Where a backup copy of more static data is stored on Github, businesses could re-point their request calls to their Github backup source during a shutdown.
"On Github, any files pushed to a specially named branch are automatically placed behind a content delivery network and served through GitHub pages," says Balter. "For most datasets, we often don't think about it, but if the data is being served as a RESTful API, meaning each datapoint has its own unique URL, we don't necessarily need a complex or expensive server to make each query on the fly. Oftentimes, and especially with government data that changes infrequently, ... you can simulate that same experience to the degree that developers may not even know the difference, by emulating that RESTful query structure using files statically generated and committed to a Git repository. The advantage here, of course, is because the data is maintained within a distributed version control system, as that data updates, you can begin to see the changes over time, as well as collaborate directly on proposed improvements."
In defense of startups
Ensuring better access to data in the face of future crises can only be addressed in part with measures such as using the Github model. Sharing the stories of how businesses like Stormpulse - and more so stories from the next wave of startups that draw on non-essential data sources from government - will help demonstrate how open data is an essential business resource. Improving access to open data by keeping APIs accessible in any future event helps build business confidence in using government open data in product design and service delivery.
Mike McGeary, Co-Founder of Engine Advocacy told ProgrammableWeb: "The greatest danger of the government shutdown to business was the unnecessary uncertainty it created. Uncertainty is a curse for all businesses since it impacts their ability to plan effectively for investment and growth. In specific cases, when the federal government is actively engaged in programs that encourage startup ventures — open data initiatives for example — the negative impact is heightened."
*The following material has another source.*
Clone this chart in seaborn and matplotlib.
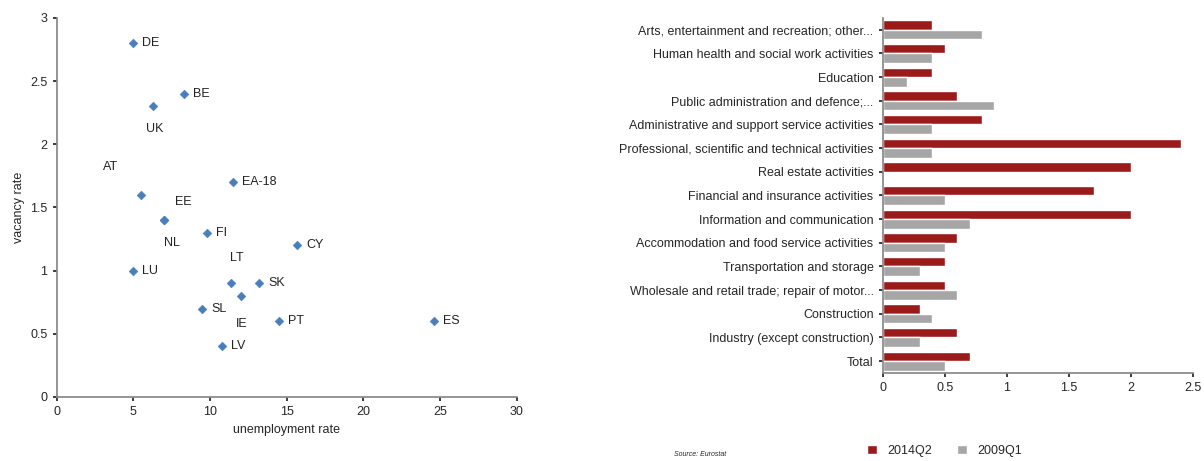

This week, as government agencies pick up their digital strategies where they had left off at the end of September, the White House was able to release a write-enabled beta version of their We The People API. The write feature will enable developers to embed We The People services in their own web and mobile applications, allowing U.S. citizens to sign petitions without having to visit the White House home page. Perhaps one of the first uses could be to collect signatures from startups, business and the community that want government open data to be considered an essential service and core resource.